With the outbreak of the Syrian revolution, Assad’s army retreated from northern Syria in 2012. The YPG took control of the Kurdish areas along the border with Turkey and set up autonomous regional governments, collectively known as Rojava. The administration talked of democracy and equality for all. It claimed to be building socialism. Several positive reforms were introduced, and much emphasis was placed on the key role women played in organising the communities and in the YPG militia.

In 2014, the YPG’s forces, supported by elements of the Free Syrian Army, mounted a heroic and eventually successful defence of the ISIS-besieged city of Kobane. This was an important step forward because previously there had been armed clashes between the two. However, that success relied on cooperation with the US military, which mounted repeated bombing operations against the ISIS forces.

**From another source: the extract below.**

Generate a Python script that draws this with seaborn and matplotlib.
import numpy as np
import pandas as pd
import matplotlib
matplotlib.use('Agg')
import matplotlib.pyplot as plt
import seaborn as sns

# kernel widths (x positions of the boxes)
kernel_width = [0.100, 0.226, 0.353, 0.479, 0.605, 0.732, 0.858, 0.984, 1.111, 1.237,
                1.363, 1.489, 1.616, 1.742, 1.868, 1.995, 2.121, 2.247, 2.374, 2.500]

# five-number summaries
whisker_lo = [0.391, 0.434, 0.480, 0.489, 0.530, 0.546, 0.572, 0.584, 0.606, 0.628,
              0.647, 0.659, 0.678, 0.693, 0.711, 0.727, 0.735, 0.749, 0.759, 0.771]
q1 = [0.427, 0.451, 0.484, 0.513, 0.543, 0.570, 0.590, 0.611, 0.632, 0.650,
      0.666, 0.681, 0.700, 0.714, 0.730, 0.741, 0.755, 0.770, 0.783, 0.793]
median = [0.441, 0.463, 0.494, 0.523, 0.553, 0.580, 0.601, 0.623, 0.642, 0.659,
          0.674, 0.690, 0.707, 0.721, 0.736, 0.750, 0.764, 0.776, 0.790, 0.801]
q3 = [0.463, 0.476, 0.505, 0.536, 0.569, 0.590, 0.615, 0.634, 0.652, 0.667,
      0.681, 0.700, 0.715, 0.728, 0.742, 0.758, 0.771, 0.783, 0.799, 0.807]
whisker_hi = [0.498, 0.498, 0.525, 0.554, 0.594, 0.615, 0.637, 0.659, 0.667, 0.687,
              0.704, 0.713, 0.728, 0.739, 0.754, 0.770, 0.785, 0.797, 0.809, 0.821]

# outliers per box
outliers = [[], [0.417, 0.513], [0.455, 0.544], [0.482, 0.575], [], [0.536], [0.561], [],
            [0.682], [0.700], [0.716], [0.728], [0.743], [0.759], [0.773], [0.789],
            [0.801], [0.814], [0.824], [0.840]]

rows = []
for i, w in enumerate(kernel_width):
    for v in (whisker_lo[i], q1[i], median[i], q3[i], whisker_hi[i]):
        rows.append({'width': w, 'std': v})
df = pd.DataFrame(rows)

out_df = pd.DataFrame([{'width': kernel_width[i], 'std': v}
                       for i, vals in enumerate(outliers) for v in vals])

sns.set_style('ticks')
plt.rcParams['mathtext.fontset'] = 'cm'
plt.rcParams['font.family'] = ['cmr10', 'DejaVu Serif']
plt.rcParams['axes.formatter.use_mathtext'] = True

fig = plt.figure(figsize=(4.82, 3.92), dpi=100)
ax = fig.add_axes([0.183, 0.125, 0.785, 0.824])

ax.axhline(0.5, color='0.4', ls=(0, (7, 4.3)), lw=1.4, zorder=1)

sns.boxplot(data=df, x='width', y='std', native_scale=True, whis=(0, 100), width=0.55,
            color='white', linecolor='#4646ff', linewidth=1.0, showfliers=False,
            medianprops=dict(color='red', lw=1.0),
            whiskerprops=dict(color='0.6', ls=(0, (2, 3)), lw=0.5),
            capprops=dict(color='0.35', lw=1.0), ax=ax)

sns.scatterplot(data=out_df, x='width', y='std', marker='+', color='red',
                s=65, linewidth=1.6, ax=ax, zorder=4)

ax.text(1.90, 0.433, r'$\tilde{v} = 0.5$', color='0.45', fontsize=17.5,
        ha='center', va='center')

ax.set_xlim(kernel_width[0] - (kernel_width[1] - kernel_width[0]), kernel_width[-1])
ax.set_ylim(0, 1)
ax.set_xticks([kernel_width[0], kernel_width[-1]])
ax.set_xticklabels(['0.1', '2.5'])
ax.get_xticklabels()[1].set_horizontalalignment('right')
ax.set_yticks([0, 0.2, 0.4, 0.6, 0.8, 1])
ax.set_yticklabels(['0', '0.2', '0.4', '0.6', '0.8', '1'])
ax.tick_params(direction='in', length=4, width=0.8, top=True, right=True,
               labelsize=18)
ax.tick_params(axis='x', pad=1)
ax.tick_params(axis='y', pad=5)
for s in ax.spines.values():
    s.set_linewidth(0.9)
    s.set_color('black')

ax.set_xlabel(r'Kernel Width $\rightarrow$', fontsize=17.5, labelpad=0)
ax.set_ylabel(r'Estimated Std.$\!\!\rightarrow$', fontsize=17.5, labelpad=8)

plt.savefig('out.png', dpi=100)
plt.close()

The YPG played a decisive role, again with substantial US military backing, in the crushing of ISIS’s reactionary forces in the rest of Syria. The YPG took control of large areas. But numerous reports emerged of Kurdish forces carrying out ethnic cleansing operations against Arabs. And many Arabs felt that the Kurdish forces adopted an opportunistic approach to the Syrian revolution, preferring to consolidate their own patch rather than joining the broader struggle against Assad’s murderous regime. Indeed, YPG spokesperson Redur Khalil declared in a November 2013 interview: “Our strategy is to defend our land and our people. As long as the Syrian regime and armed groups don’t attack us, we don’t attack them”.

But in a revolutionary civil war, neutrality did not offer any hope for Kurdish liberation. The harsh reality is that the defeat of the Syrian revolutionary process was bound to put an end to the Rojava autonomous region. It could survive only as long as the US found it of some immediate tactical use. But the US was always going to betray the Kurds to maintain a relationship with its Turkish NATO ally. Now, faced with the Turkish invasion, the Kurdish YPG has been forced to subordinate itself to control by Russia and the butcher Assad. While there are no guarantees in politics, it would have been much better had the YPG thrown itself heart and soul into the broader Syrian revolution against Assad.

The Kurdish nationalists’ suspicions of Arab political forces were understandable given the long history of their oppression and the brutal Arabisation policies of the Baathist regime. The various Arab nationalists and Islamists, in a similar fashion to their Turkish counterparts, have not taken a sympathetic approach to the legitimate demands of the Kurds for national self-determination. Now, disgracefully, various Syrian forces have allied with the Turkish invasion of the Kurdish statelet. Nevertheless, pushing forward the revolution from below of the popular masses of Syria, both Arab and Kurd, was the only possible solution to sectarianism, racism and national chauvinism. The Kurdish forces could have played a vanguard role in that struggle.

The Kurds have long been brutally repressed, exploited or used as a plaything by competing imperialist forces, above all by the US, and by the regional powers of Turkey, Iran and Iraq. They have every right to fight for their national freedom. But the Kurds cannot win their freedom on their own. It is only when part of a broader revolutionary alliance that the Kurds have come anywhere near to winning self-determination. For example, during the 1979 revolution that overthrew the shah of Iran, Kurdish forces played an important role and allied themselves with the working class uprising. Whole areas of Iranian Kurdistan were overrun by Kurdish opposition groups during the early months of the revolution, before the counter-revolutionary forces of the Islamic Republic rolled them back.

The Kurdish masses need to ally themselves with the ongoing revolts sweeping the Middle East. Kurdish self-determination can be achieved only as part of a united revolutionary struggle involving the working class and popular masses of the whole region – Kurdish, Turkish, Arab and Iranian. But that united struggle will be possible only if the left in the oppressor national states champions the right of the Kurds to national self-determination.